英雄氏 ESの視点からは個人のスキルアップも重要です。例えば、若い人であればローテーションによりさまざまな部署を回ることが大きな経験になるでしょう。また、定年を迎えた方が生涯現役で働ける仕組みをつくれば、これまでの経験を生かすことができます。

山口氏 データがきちんと蓄積ができていれば、簡単な引継ぎでローテーションもできますね。ただ、それはシステムがあれば良いというものではなく、社員をサポートする教育も必要です。KSKがコンサルティング会社である清水英雄事務所と連携しているのも、まさにそこが大きな狙いです。

正しく課題を顕在化し正しい施策を打つ
そのためのシステム×コンサルの連携

大悟氏 何もしなければ属人化は半永久に続くでしょう。結果、忙しさは変わらずESの実現には至りません。また、事務系、発注、見積・積算などでは二重入力などのムダがあります。また、提出先によって何種類も書類をつくるといったムダもあります。

山口氏 生産性の低下、見えないコストという大きなムダですね。

同時に、それはきちんとした情報が伝わらない、あるいは誤った情報が伝わることにもなりかねません。誤った情報では誤った課題が顕在化され、誤った施策を打つことになり、何ら解決しません。

住宅マネージャーで半年間で契約になったお客様の情報を分析してみれば、契約までの期間が半年のお客様と一年のお客様で何が違うのかが分かります。正しく課題を顕在化し、正しく施策を打つ、それを回していく、それがDX化であり、システムの強みです。
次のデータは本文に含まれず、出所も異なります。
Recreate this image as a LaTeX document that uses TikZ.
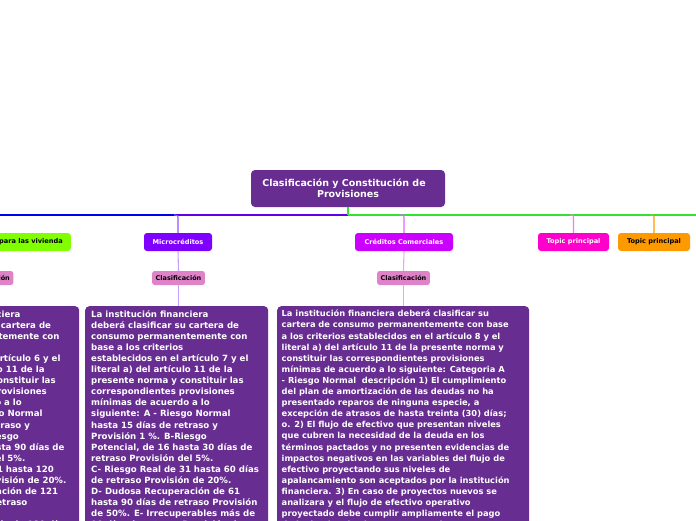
\documentclass[tikz,border=0pt]{standalone}
\usepackage{fontspec}
\setmainfont{DejaVu Sans}
\definecolor{rootpurple}{RGB}{104,45,145}
\definecolor{greenbr}{RGB}{128,255,0}
\definecolor{violetbr}{RGB}{127,0,255}
\definecolor{magbr}{RGB}{204,0,255}
\definecolor{pinkbr}{RGB}{255,0,204}
\definecolor{orangebr}{RGB}{255,153,0}
\definecolor{clasif}{RGB}{224,130,200}
\definecolor{lineblue}{RGB}{0,0,235}
\definecolor{lineviolet}{RGB}{100,0,230}
\definecolor{linegreen}{RGB}{51,225,51}
\definecolor{stubviolet}{RGB}{150,80,255}
\definecolor{stubmag}{RGB}{225,100,255}
\definecolor{stubpink}{RGB}{255,120,220}
\definecolor{subviolet}{RGB}{200,160,255}
\definecolor{submag}{RGB}{240,160,255}
\tikzset{
  rootbox/.style={fill=rootpurple, rounded corners=4pt, text=white, font=\fontsize{9.5}{11.5}\selectfont\bfseries, align=center, minimum width=194pt, minimum height=37pt, inner sep=0pt},
  branch/.style={rounded corners=3pt, font=\fontsize{6.6}{8}\selectfont\bfseries, minimum height=18pt, inner sep=0pt, inner xsep=8pt},
  clas/.style={fill=clasif, rounded corners=2.5pt, font=\fontsize{6.5}{7}\selectfont\bfseries, minimum height=14pt, inner sep=0pt, inner xsep=3.5pt},
  bigbox/.style={fill=rootpurple, rounded corners=4pt, anchor=north west, minimum height=260pt, inner sep=0pt},
  boxtext/.style={text=white, font=\fontsize{8.6}{11.1}\selectfont\bfseries, align=left, anchor=north west, inner sep=0pt},
  boxtextwide/.style={boxtext, font=\fontsize{8.3}{11.1}\selectfont\bfseries},
  conn/.style={line width=1.1pt},
}
\begin{document}
\begin{tikzpicture}[x=1pt,y=-1pt]
\useasboundingbox (0,0) rectangle (696,520);
\clip (0,0) rectangle (696,520);
% root
\node[rootbox] (root) at (348,188.5) {Clasificación y Constitución de\hspace*{8pt}\\Provisiones};
\coordinate (hub) at (348,215);
\coordinate (lend) at (0,215);
\coordinate (rend) at (696,215);
% branch nodes
\node[branch, fill=greenbr, anchor=east] (viv) at (71,242) {Créditos para las vivienda};
\node[branch, fill=violetbr, text=white, minimum width=68pt] (micro) at (178,242) {Microcréditos};
\node[branch, fill=magbr, text=white, minimum width=98pt] (comer) at (404,242) {Créditos Comerciales};
\node[branch, fill=pinkbr, text=white, minimum width=71pt] (tp1) at (573.5,242) {Topic principal};
\node[branch, fill=orangebr, minimum width=72pt] (tp2) at (654,242) {Topic principal};
% main lines
\draw[conn, lineblue] (hub) -- (lend);
\draw[conn, lineviolet] (hub) -- (178,215);
\draw[conn, linegreen] (hub) -- (rend);
\draw[conn, linegreen] (root.south) -- (hub);
\draw[conn, stubviolet, rounded corners=2pt] (174,215) -| (micro.north);
\draw[conn, stubmag, rounded corners=2pt] (400,215) -| (comer.north);
\draw[conn, stubpink, rounded corners=2pt] (570,215) -| (tp1.north);
\draw[conn, orangebr, rounded corners=2pt] (651,215) -| (tp2.north);
% Clasificación nodes
\node[clas] (lcl) at (-13,278) {Clasificación};
\node[clas] (mcl) at (178.5,278) {Clasificación};
\node[clas] (rcl) at (403.5,278) {Clasificación};
% big boxes
\node[bigbox, minimum width=182pt] (lbox) at (-103,306) {};
\node[bigbox, minimum width=183pt] (mbox) at (85,306) {};
\node[bigbox, minimum width=252pt] (rbox) at (277,306) {};
\draw[conn, subviolet] (micro.south) -- (mcl.north);
\draw[conn, subviolet] (mcl.south) -- (mcl.south |- mbox.north);
\draw[conn, submag] (comer.south) -- (rcl.north);
\draw[conn, submag] (rcl.south) -- (rcl.south |- rbox.north);
\draw[conn, subviolet] (viv.south -| lcl) -- (lcl.north);
\draw[conn, subviolet] (lcl.south) -- (lcl.south |- lbox.north);
% texts
\node[boxtext] (ltext) at ([shift={(6,4)}]lbox.north west) {La institución financiera\\deberá clasificar su cartera de\\consumo permanentemente con\\base a los criterios\\establecidos en el artículo 6 y el\\literal a) del artículo 11 de la\\presente norma y constituir las\\correspondientes provisiones\\mínimas de acuerdo a lo\\siguiente: A - Riesgo Normal\\hasta 30 días de retraso y\\Provisión 1 \%. B-Riesgo\\Potencial, de 31 hasta 90 días de\\retraso Provisión del 5\%.\\C- Riesgo Real de 91 hasta 120\\días de retraso Provisión de 20\%.\\D- Dudosa Recuperación de 121\\hasta 180 días de retraso\\Provisión.\\E- Irrecuperables más de 180 días};
\node[boxtext] (mtext) at ([shift={(6,4)}]mbox.north west) {La institución financiera\\deberá clasificar su cartera de\\consumo permanentemente con\\base a los criterios\\establecidos en el artículo 7 y el\\literal a) del artículo 11 de la\\presente norma y constituir las\\correspondientes provisiones\\mínimas de acuerdo a lo\\siguiente: A - Riesgo Normal\\hasta 15 días de retraso y\\Provisión 1 \%. B-Riesgo\\Potencial, de 16 hasta 30 días de\\retraso Provisión del 5\%.\\C- Riesgo Real de 31 hasta 60 días\\de retraso Provisión de 20\%.\\D- Dudosa Recuperación de 61\\hasta 90 días de retraso Provisión\\de 50\%. E- Irrecuperables más de\\90 días de retraso Provisión de};
\node[boxtextwide] (rtext) at ([shift={(4.5,4)}]rbox.north west) {La institución financiera deberá clasificar su\\cartera de consumo permanentemente con base\\a los criterios establecidos en el artículo 8 y el\\literal a) del artículo 11 de la presente norma y\\constituir las correspondientes provisiones\\mínimas de acuerdo a lo siguiente: Categoria A\\- Riesgo Normal\ \ descripción 1) El cumplimiento\\del plan de amortización de las deudas no ha\\presentado reparos de ninguna especie, a\\excepción de atrasos de hasta treinta (30) días;\\o. 2) El flujo de efectivo que presentan niveles\\que cubren la necesidad de la deuda en los\\términos pactados y no presenten evidencias de\\impactos negativos en las variables del flujo de\\efectivo proyectando sus niveles de\\apalancamiento son aceptados por la institución\\financiera. 3) En caso de proyectos nuevos se\\analizara y el flujo de efectivo operativo\\proyectado debe cumplir ampliamente el pago\\de la deuda y los intereses pactados};
\end{tikzpicture}
\end{document}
ただ、このなかの「正しく施策を打つ」にはコンサルティングの力が必要です。

大悟氏 施策を打てるような人たちが、どのような発想を持って情報を見るか、どのような行動をするか、そのスキルを強めていかなければなりません。私たちは、それを「リーダーのコアスキル」と呼んでいます。今、求められていること、やらなければいけないことはすべて従前とは異なる新しいことばかりです。そうしたスキルアップのお役に立てればと考えています。